In the classical period, it was first occupied by the [Gaul|Gallic]] people, the Andecavi, before Caesar conquered it. In the 5th century it fell to the Franks, and it became a county under Charlemagne.

Lambert of Nantes sought to carve out a principality for himself in the mid-ninth century; after his death the duke of Brittany, Erispoe, took the territory over, and it was handed down in his line. At the same time the dukes of Normandy also coveted the lands and attacked incessantly. Toward the end of the century one Fulk the Red was made viscount and, he holding on to the lands (although he lost the county of Nantes), he assumed the title of "count". His son (another Fulk) and grandson (Geoffrey) succeeded him and the latter successfully made Nantes his vassal and obtained the district of Loudon in fief.

Fulk III (Geoffrey's son) threw off attacks by the counts of Blois and of Rennes, as well as holding off the French king, Robert the Pious. Fulk's son, Geoffrey Martel, continued the expansion: in 1051 he beat the counship of Maine into submission, and obtained recognition of his authority, although he was not, at that time, able to obtain revenge on Normandy (then under Duke William, the Bastard.

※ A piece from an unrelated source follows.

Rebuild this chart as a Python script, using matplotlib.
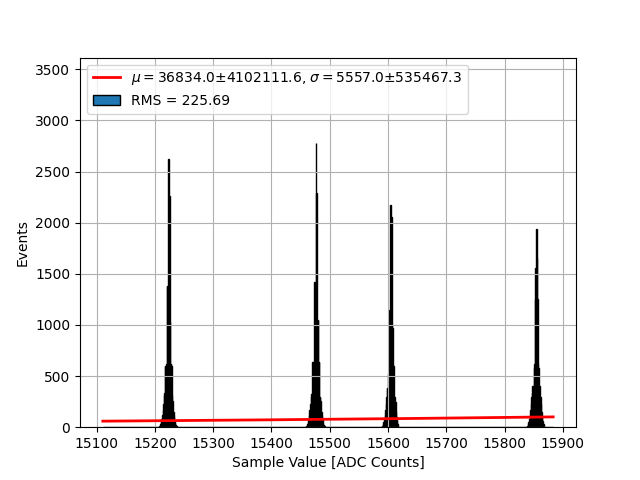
import numpy as np
import matplotlib
matplotlib.use('Agg')
import matplotlib.pyplot as plt

# Histogram range (ADC counts, 1 count per bin)
lo, hi = 15110, 15884

# Each peak: first bin and the counts per bin from there
peak1_start = 15206
peak1 = [3, 8, 15, 30, 50, 80, 120, 170, 230, 310, 330, 600, 600, 620, 1380, 1380, 1030,
         2620, 2260, 1030, 620, 620, 600, 310, 260, 150, 110, 70, 40, 20, 10, 4]
peak2_start = 15458
peak2 = [3, 8, 15, 30, 50, 80, 120, 170, 230, 300, 320, 330, 640, 640, 640, 1420, 1420, 1050,
         2780, 2290, 1050, 1050, 640, 640, 300, 300, 260, 150, 110, 70, 40, 20, 10, 4]
peak3_start = 15588
peak3 = [3, 8, 15, 30, 50, 80, 120, 170, 230, 300, 380, 380, 520, 1150, 1150, 1000,
         2170, 2060, 1000, 970, 610, 600, 300, 300, 250, 150, 100, 60, 30, 15, 6, 2]
peak4_start = 15837
peak4 = [3, 8, 15, 30, 50, 80, 120, 170, 230, 300, 330, 400, 400, 580, 620, 1250, 1560,
         1940, 1650, 1250, 620, 580, 400, 400, 300, 230, 150, 100, 60, 30, 15, 6, 2]

# fit result shown in the legend
amp = 123000.
mu, mu_err = 36834.0, 4102111.6
sigma, sigma_err = 5557.0, 535467.3
rms = 225.69

edges = np.arange(lo, hi + 1)
centers = edges[:-1] + 0.5
counts = np.zeros(len(edges) - 1)
counts[0] = 1
counts[-1] = 1
for start, pk in [(peak1_start, peak1), (peak2_start, peak2),
                  (peak3_start, peak3), (peak4_start, peak4)]:
    i = start - lo
    counts[i:i + len(pk)] += pk

fig, ax = plt.subplots(figsize=(6.4, 4.8), dpi=100)
fit = amp * np.exp(-(centers - mu)**2 / (2 * sigma**2))
ax.plot(centers, fit, 'r-', lw=2,
        label=r'$\mu=$%.1f±%.1f, $\sigma=$%.1f±%.1f' % (mu, mu_err, sigma, sigma_err))
ax.hist(edges[:-1], bins=edges, weights=counts, edgecolor='black',
        label='RMS = %.2f' % rms)
ax.set_ylim(0, 1.3 * counts.max())
ax.set_xlabel('Sample Value [ADC Counts]')
ax.set_ylabel('Events')
ax.grid(True)
ax.legend(loc='upper left')
fig.savefig('out.png')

Fulk's line contined to hold Anjou until 1113, when, after a battle at Alencon, Fulk V was obliged to recognise Henry I of England as his liege lord. Henry later married his son, William, to Fulk's daughter, Matilda. After William's death, and some further complexities, a second marriage, between Henry's daughter Matilda, widow of the Holy Roman Emperor Henry V, and Fulk's son, Geoffrey. Then, on the invitation of Baldwin II, king of Jerusalem, Fulk set sail for the Holy Land, where he was to marry Baldwin's daughter, Melisende. Geoffrey, meanwhile, adopted the surname "Plantagenet", made substantial inroads into the territories surrounding his own, until only the French king was his overlord (and that more by sufferance than obligation), and founded a pocket empire for himself, becoming a duke and taking over Normandy in 1144. His son, Henry Curtmantle, was gifted the duchy in 1149 (his father died in 1151) and in 1154 he ascended the English throne as Henry II.

On the death of Henry's son Richard I, Arthur of Brittany claimed Anjou, over the succession of John Lackland of England. A war ensued: John was recognised count by Philip Augustus in 1200, only to lose it to Arthur when John refused to do homage to Philip in 1202. Arthur's death meant the duchy came under the French crown. In 1246 Louis IX of France gave it, as an appenage, to his nephew Charles, then heading for the thrones of Naples and Sicily.
Later Charles of Valois obtained the duchy, among the dowry of his wife, Margaret, daughter of the king of Naples; he left it to his son, Philip, who reunited it with the French crown when he became king of France in 1328. Thereafter the title and territory remained within the extended French royal House, being granted out and taken back.